Mais Joao sait très rapidement me convaincre, à
sa voix douce, à son impeccable français où
sourd la langue maternelle, à la sombre intensité
de son doux regard, attentif, prévenant, soucieux de
ce qu'une femme pouvait lui raconter sur son film. Généreux
dans son écoute, Joao appelle le tutoiement, car raconter
un récit de film n'est-ce pas créer le temps
de la confidence intime ?
Deuxième étonnement
:Le film.
A le revoir, s'impose à moi cette secrète conviction
: Joao Rodrigues est un grand cinéaste portugais en
devenir... Ces points de suspension pour observer attentivement
un de-venir certain.
Objectif Cinéma :Tu as fait un story-bord avec des
dessins, des repérages ?
Joao Pedro Rodrigues : Je
savais déjà comment tourner tous mes plans.
Je crois que le montage doit vraiment être fait au
niveau du scénario, avant le tournage. L'écriture
est primordiale.
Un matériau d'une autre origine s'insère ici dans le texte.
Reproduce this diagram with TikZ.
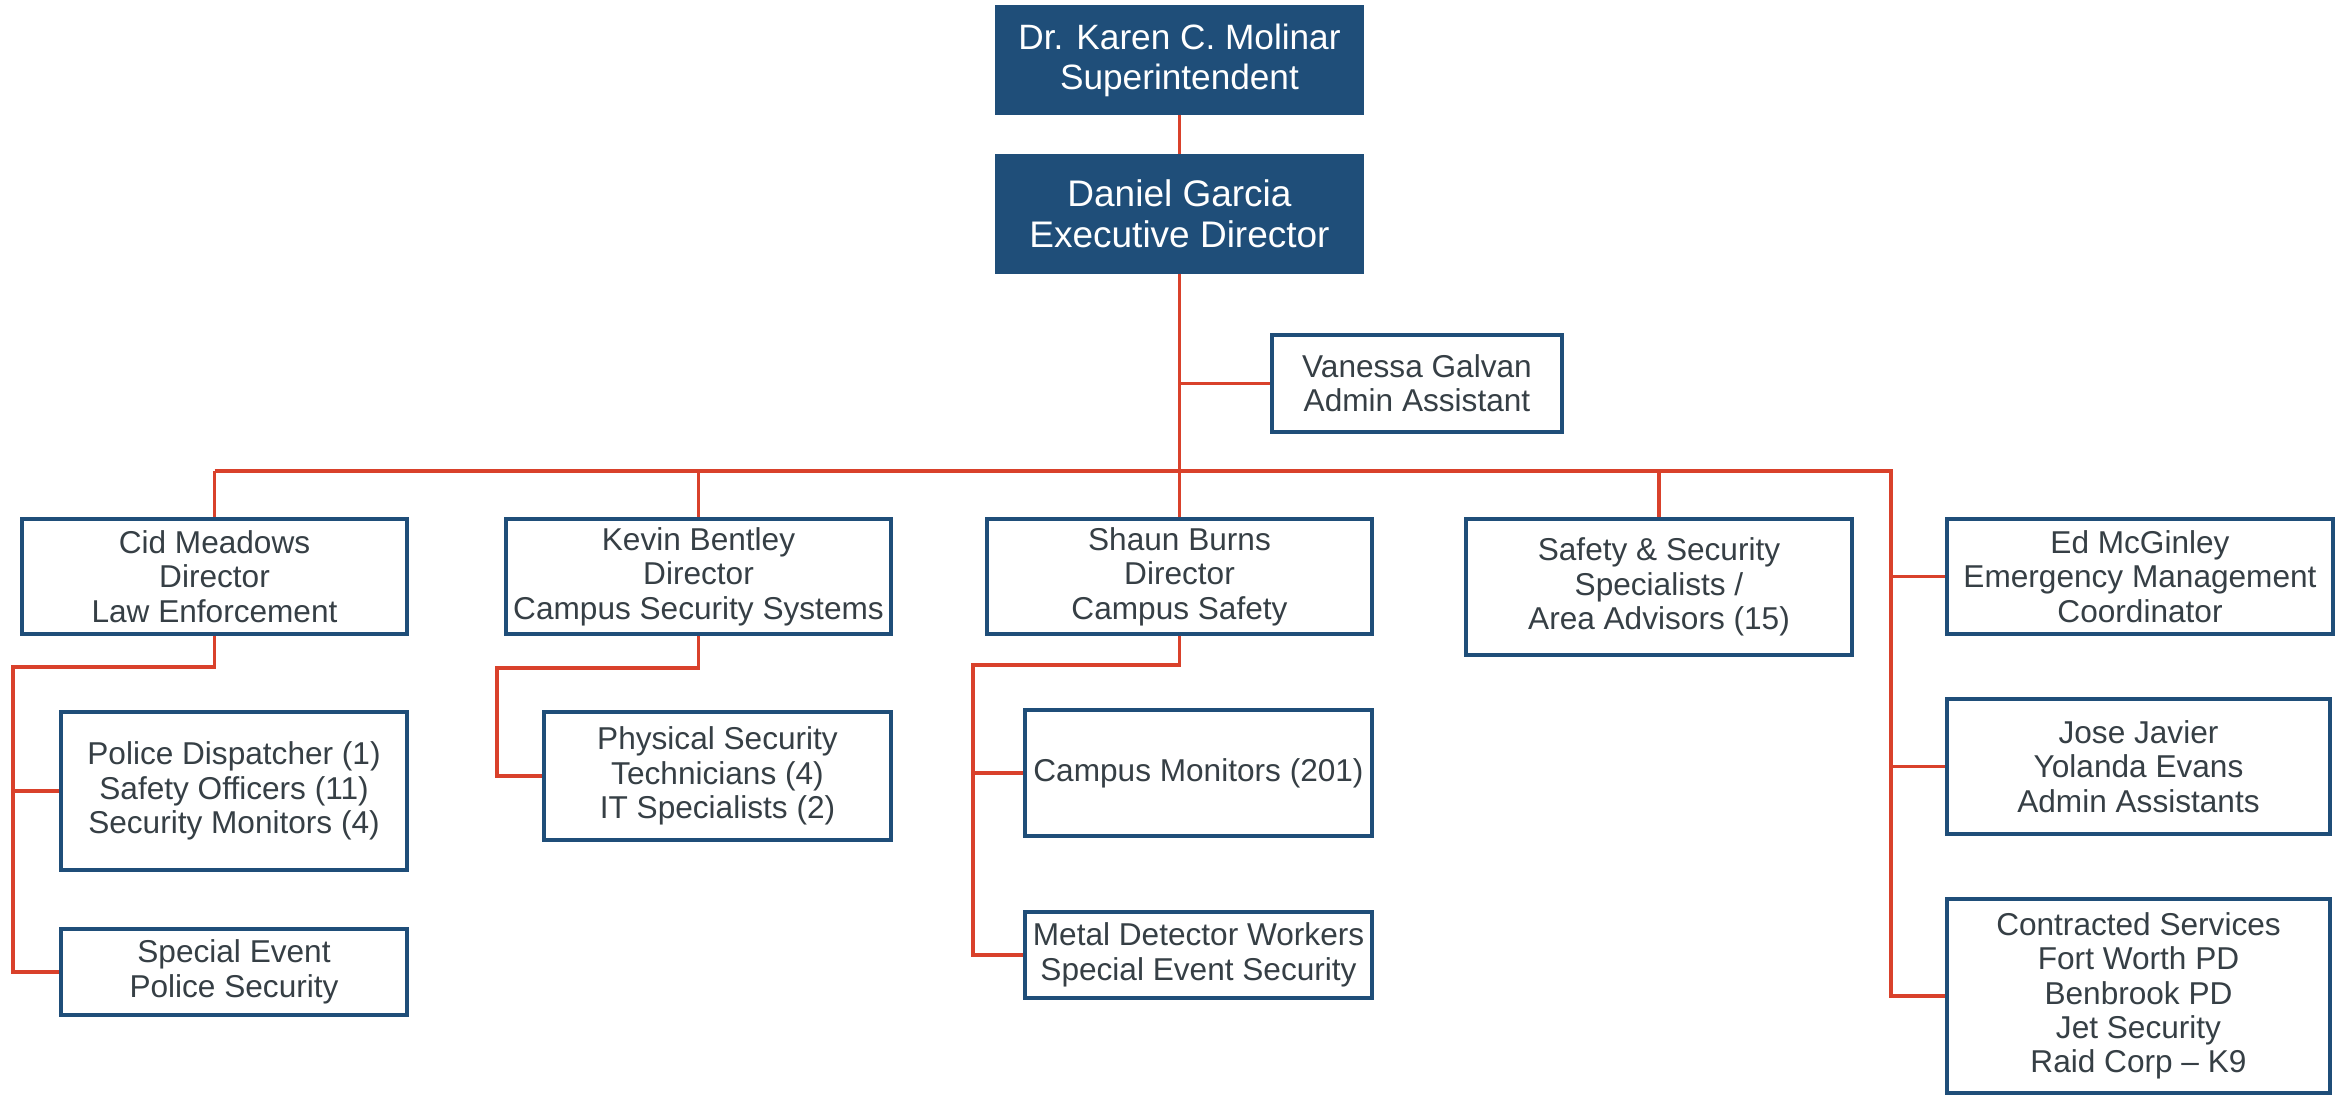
\documentclass[tikz,border=0pt]{standalone}
\usepackage{fontspec}
\setmainfont{Liberation Sans}
\definecolor{navy}{HTML}{1F4E79}
\definecolor{linkred}{HTML}{D9412B}
\definecolor{txtgray}{HTML}{363F45}
\tikzset{
  size/.style 2 args={minimum width=#1*0.5pt, minimum height=#2*0.5pt},
  headbox/.style={rectangle, fill=navy, draw=navy, line width=1.6pt, text=white, align=center, inner sep=0pt},
  staffbox/.style={rectangle, fill=white, draw=navy, line width=1.6pt, text=txtgray, align=center, inner sep=0pt,
    font=\fontsize{15.8}{17.2}\selectfont},
  conn/.style={draw=linkred, line width=1.7pt},
}
\begin{document}
\begin{tikzpicture}[x=0.5pt,y=-0.5pt]
\useasboundingbox (0,0) rectangle (2346,1095);
% top
\node[headbox, size={365}{106}, font=\fontsize{17.6}{20}\selectfont] (sup) at (1179.5,60) {Dr. Karen C. Molinar\\Superintendent};
\node[headbox, size={365}{116}, font=\fontsize{18.5}{20.5}\selectfont] (exec) at (1179.5,214) {Daniel Garcia\\Executive Director};
\node[staffbox, size={290}{97}] (van) at (1417,383.5) {Vanessa Galvan\\Admin Assistant};
% directors
\node[staffbox, size={385}{115}] (cid) at (214.5,576.5) {Cid Meadows\\Director\\Law Enforcement};
\node[staffbox, size={385}{115}] (kev) at (698.5,576.5) {Kevin Bentley\\Director\\Campus Security Systems};
\node[staffbox, size={385}{115}] (shaun) at (1179.5,576.5) {Shaun Burns\\Director\\Campus Safety};
\node[staffbox, size={386}{136}] (safe) at (1659,587) {Safety \& Security\\Specialists /\\Area Advisors (15)};
\node[staffbox, size={386}{115}] (ed) at (2140,576.5) {Ed McGinley\\Emergency Management\\Coordinator};
% sub-units
\node[staffbox, size={346}{158}] (police) at (234,791) {Police Dispatcher (1)\\Safety Officers (11)\\Security Monitors (4)};
\node[staffbox, size={346}{86}] (special) at (234,972) {Special Event\\Police Security};
\node[staffbox, size={347}{128}] (phys) at (717.5,776) {Physical Security\\Technicians (4)\\IT Specialists (2)};
\node[staffbox, size={347}{126}] (mon) at (1198.5,773) {Campus Monitors (201)};
\node[staffbox, size={347}{86}] (metal) at (1198.5,955) {Metal Detector Workers\\Special Event Security};
\node[staffbox, size={383}{135}] (jose) at (2138.5,766.5) {Jose Javier\\Yolanda Evans\\Admin Assistants};
\node[staffbox, size={383}{194}] (contr) at (2138.5,996) {Contracted Services\\Fort Worth PD\\Benbrook PD\\Jet Security\\Raid Corp – K9};
% junction coordinates
\coordinate (busL) at (214.5,471);
\coordinate (busR) at (1891,471);
\coordinate (cidL) at (13,667);
\coordinate (kevL) at (497,668);
\coordinate (shL) at (973,665);
% connectors
\draw[conn] (sup.south) -- (exec.north);
\draw[conn] (exec.south) -- (shaun.north);
\draw[conn] (exec.south |- van.west) -- (van.west);
\draw[conn] (busL) -- (busR) -- (busR |- contr.west) -- (contr.west);
\draw[conn] (busL) -- (cid.north);
\draw[conn] (kev.north |- busL) -- (kev.north);
\draw[conn] (safe.north |- busL) -- (safe.north);
\draw[conn] (busR |- ed.west) -- (ed.west);
\draw[conn] (busR |- jose.west) -- (jose.west);
\draw[conn] (cid.south) -- (cid.south |- cidL) -- (cidL) -- (cidL |- special.west) -- (special.west);
\draw[conn] (cidL |- police.west) -- (police.west);
\draw[conn] (kev.south) -- (kev.south |- kevL) -- (kevL) -- (kevL |- phys.west) -- (phys.west);
\draw[conn] (shaun.south) -- (shaun.south |- shL) -- (shL) -- (shL |- metal.west) -- (metal.west);
\draw[conn] (shL |- mon.west) -- (mon.west);
\end{tikzpicture}
\end{document}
J'ai écrit le scénario de
O Fantasma avec trois autres personnes, des amis
de l'école du cinéma (Jose Neves, Paulo Rebelo,
Alexandre Melo). Mais nous n'avons pas écrit tous
en même temps; travailler tel jour ou telle semaine
avec une personne donne ainsi une discipline de travail.
C'est un long travail de maturation. Lorsque j'arrivais
au tournage, nous étions une équipe réduite
de quinze personnes, tous ces gens attendent de toi des
indications, des paroles : où mettre la caméra,
comment éclairer... Je devais dire à chacun
ce qui devait se faire et j'avais toutes les idées
avant, même si au tournage des choses changent. Le
film aussi évolue et on le comprend mieux en le tournant.
Objectif Cinéma :Tu as eu des moments de surprises
sur le plateau ?
Joao Pedro Rodrigues :Je cherche cette surprise et ce hasard.
En filmant un plan, il y a toujours cet élément
étranger du hasard mais c'est un hasard programmé,
on filmait beaucoup de fois. J'étais très
attentif à ce phénomène, au mouvement
de l'acteur ; à un regard furtif qui m'amenait quelque
part. Nous allions dans ce sens-là du hasard, j'essayais
que tous les plans aient une tension. Non pas une tension
dans la rapidité ou la vélocité mais
dans un grand calme. Une tension physique.